** BEGIN Available data **

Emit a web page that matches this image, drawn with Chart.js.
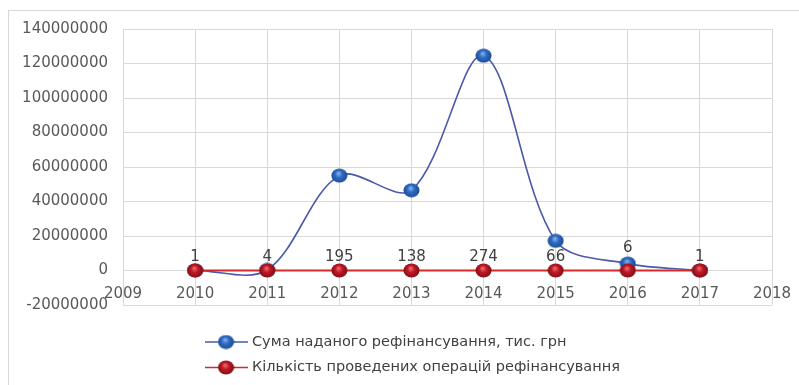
<!DOCTYPE html>
<html>
<head>
<meta charset="utf-8">
<script src="https://cdn.jsdelivr.net/npm/chart.js@4.4.0/dist/chart.umd.min.js"></script>
<style>
  html, body { margin: 0; padding: 0; background: #ffffff; }
  #wrap { position: relative; width: 799px; height: 385px; overflow: hidden; }
  #frame { position: absolute; left: 8px; top: 10px; width: 800px; height: 390px;
           border-left: 1px solid #d9d9d9; border-top: 1px solid #d9d9d9; }
  #c { position: absolute; left: 0; top: 0; }
</style>
</head>
<body>
<div id="wrap">
  <div id="frame"></div>
  <canvas id="c" width="799" height="385"></canvas>
</div>
<script>
// Refinancing by year: amount (thousand UAH) and number of operations
const years = [2010, 2011, 2012, 2013, 2014, 2015, 2016, 2017];
const refinancingSum = [100000, 300000, 55000000, 46500000, 124500000, 17200000, 4000000, 0];
const operationsCount = [1, 4, 195, 138, 274, 66, 6, 1];
const seriesNames = [
  'Сума наданого рефінансування, тис. грн',
  'Кількість проведених операцій рефінансування'
];
const xMin = 2009, xMax = 2018, xStep = 1;
const yMin = -20000000, yMax = 140000000, yStep = 20000000;

const FONT = '"DejaVu Sans", sans-serif';
const TEXT = '#595959';

// Glossy ball marker
function makeBall(base, dark, light) {
  const w = 17, h = 15;
  const cv = document.createElement('canvas');
  cv.width = w; cv.height = h;
  const g = cv.getContext('2d');
  const grad = g.createRadialGradient(w * 0.45, h * 0.35, 0.5, w / 2, h / 2, w * 0.55);
  grad.addColorStop(0, light);
  grad.addColorStop(0.35, base);
  grad.addColorStop(1, dark);
  g.fillStyle = grad;
  g.beginPath();
  g.ellipse(w / 2, h / 2, w / 2 - 0.5, h / 2 - 0.5, 0, 0, Math.PI * 2);
  g.fill();
  return cv;
}
const blueBall = makeBall('#2f6cc4', '#1a3f80', '#7fb0ec');
const redBall = makeBall('#c01826', '#6a0a12', '#e86a6a');

const sumPoints = years.map((x, i) => ({ x, y: refinancingSum[i] }));
const countPoints = years.map((x, i) => ({ x, y: operationsCount[i] }));

// Value labels for the operations count series
const countLabels = {
  id: 'countLabels',
  afterDatasetsDraw(chart) {
    const ctx = chart.ctx;
    const redMeta = chart.getDatasetMeta(1);
    const blueMeta = chart.getDatasetMeta(0);
    ctx.save();
    ctx.font = '15px ' + FONT;
    ctx.fillStyle = '#404040';
    ctx.textAlign = 'center';
    ctx.textBaseline = 'middle';
    redMeta.data.forEach((pt, i) => {
      let y = pt.y - 13;
      const by = blueMeta.data[i].y;
      if (pt.y - by > 3 && pt.y - by < 25) y = by - 15;
      ctx.fillText(String(operationsCount[i]), pt.x, y);
    });
    ctx.restore();
  }
};

// Stacked legend under the plot
const stackedLegend = {
  id: 'stackedLegend',
  afterDraw(chart) {
    const ctx = chart.ctx;
    const items = [
      { text: seriesNames[0], line: '#4a5aa8', ball: blueBall },
      { text: seriesNames[1], line: '#d42a2a', ball: redBall }
    ];
    ctx.save();
    ctx.font = '14.5px ' + FONT;
    ctx.fillStyle = '#404040';
    ctx.textBaseline = 'middle';
    items.forEach((it, i) => {
      const y = 342 + i * 25.5;
      ctx.strokeStyle = it.line;
      ctx.lineWidth = 1.5;
      ctx.beginPath();
      ctx.moveTo(205, y);
      ctx.lineTo(248, y);
      ctx.stroke();
      ctx.drawImage(it.ball, 226 - it.ball.width / 2, y - it.ball.height / 2);
      ctx.fillText(it.text, 252, y);
    });
    ctx.restore();
  }
};

new Chart(document.getElementById('c'), {
  type: 'scatter',
  data: {
    datasets: [
      {
        label: seriesNames[0],
        data: sumPoints,
        showLine: true,
        borderColor: '#4a5aa8',
        borderWidth: 1.6,
        tension: 0.33,
        pointStyle: blueBall,
        pointRadius: 8,
        order: 2
      },
      {
        label: seriesNames[1],
        data: countPoints,
        showLine: true,
        borderColor: '#d42a2a',
        borderWidth: 2,
        tension: 0,
        pointStyle: redBall,
        pointRadius: 8,
        order: 1
      }
    ]
  },
  options: {
    responsive: false,
    animation: false,
    layout: { padding: { left: 0, right: 27, top: 29, bottom: 80 } },
    plugins: {
      legend: { display: false },
      tooltip: { enabled: false }
    },
    scales: {
      x: {
        type: 'linear',
        position: { y: 0 },
        min: xMin, max: xMax,
        ticks: {
          stepSize: xStep,
          color: TEXT,
          font: { family: FONT, size: 15 },
          padding: 15,
          callback: v => String(v)
        },
        grid: { color: '#d9d9d9', drawTicks: false },
        border: { color: '#d9d9d9' },
        afterFit: s => { s.paddingLeft = 20; s.paddingRight = 20; }
      },
      y: {
        min: yMin, max: yMax,
        ticks: {
          stepSize: yStep,
          color: TEXT,
          font: { family: FONT, size: 15 },
          padding: 15,
          callback: v => String(v)
        },
        grid: { color: '#d9d9d9', drawTicks: false },
        border: { color: '#d9d9d9' },
        afterFit: s => { s.width = 123; }
      }
    }
  },
  plugins: [countLabels, stackedLegend]
});
</script>
</body>
</html>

** END Available data **

Directions for this task ▸
Write out an exact copy of the listing, first line through the line containing "const countPoints = years.map((x, i)", with the pictures left out.

Output below ▸
Emit a web page that matches this image, drawn with Chart.js.
<!DOCTYPE html>
<html>
<head>
<meta charset="utf-8">
<script src="https://cdn.jsdelivr.net/npm/chart.js@4.4.0/dist/chart.umd.min.js"></script>
<style>
  html, body { margin: 0; padding: 0; background: #ffffff; }
  #wrap { position: relative; width: 799px; height: 385px; overflow: hidden; }
  #frame { position: absolute; left: 8px; top: 10px; width: 800px; height: 390px;
           border-left: 1px solid #d9d9d9; border-top: 1px solid #d9d9d9; }
  #c { position: absolute; left: 0; top: 0; }
</style>
</head>
<body>
<div id="wrap">
  <div id="frame"></div>
  <canvas id="c" width="799" height="385"></canvas>
</div>
<script>
// Refinancing by year: amount (thousand UAH) and number of operations
const years = [2010, 2011, 2012, 2013, 2014, 2015, 2016, 2017];
const refinancingSum = [100000, 300000, 55000000, 46500000, 124500000, 17200000, 4000000, 0];
const operationsCount = [1, 4, 195, 138, 274, 66, 6, 1];
const seriesNames = [
  'Сума наданого рефінансування, тис. грн',
  'Кількість проведених операцій рефінансування'
];
const xMin = 2009, xMax = 2018, xStep = 1;
const yMin = -20000000, yMax = 140000000, yStep = 20000000;

const FONT = '"DejaVu Sans", sans-serif';
const TEXT = '#595959';

// Glossy ball marker
function makeBall(base, dark, light) {
  const w = 17, h = 15;
  const cv = document.createElement('canvas');
  cv.width = w; cv.height = h;
  const g = cv.getContext('2d');
  const grad = g.createRadialGradient(w * 0.45, h * 0.35, 0.5, w / 2, h / 2, w * 0.55);
  grad.addColorStop(0, light);
  grad.addColorStop(0.35, base);
  grad.addColorStop(1, dark);
  g.fillStyle = grad;
  g.beginPath();
  g.ellipse(w / 2, h / 2, w / 2 - 0.5, h / 2 - 0.5, 0, 0, Math.PI * 2);
  g.fill();
  return cv;
}
const blueBall = makeBall('#2f6cc4', '#1a3f80', '#7fb0ec');
const redBall = makeBall('#c01826', '#6a0a12', '#e86a6a');

const sumPoints = years.map((x, i) => ({ x, y: refinancingSum[i] }));
const countPoints = years.map((x, i) => ({ x, y: operationsCount[i] }));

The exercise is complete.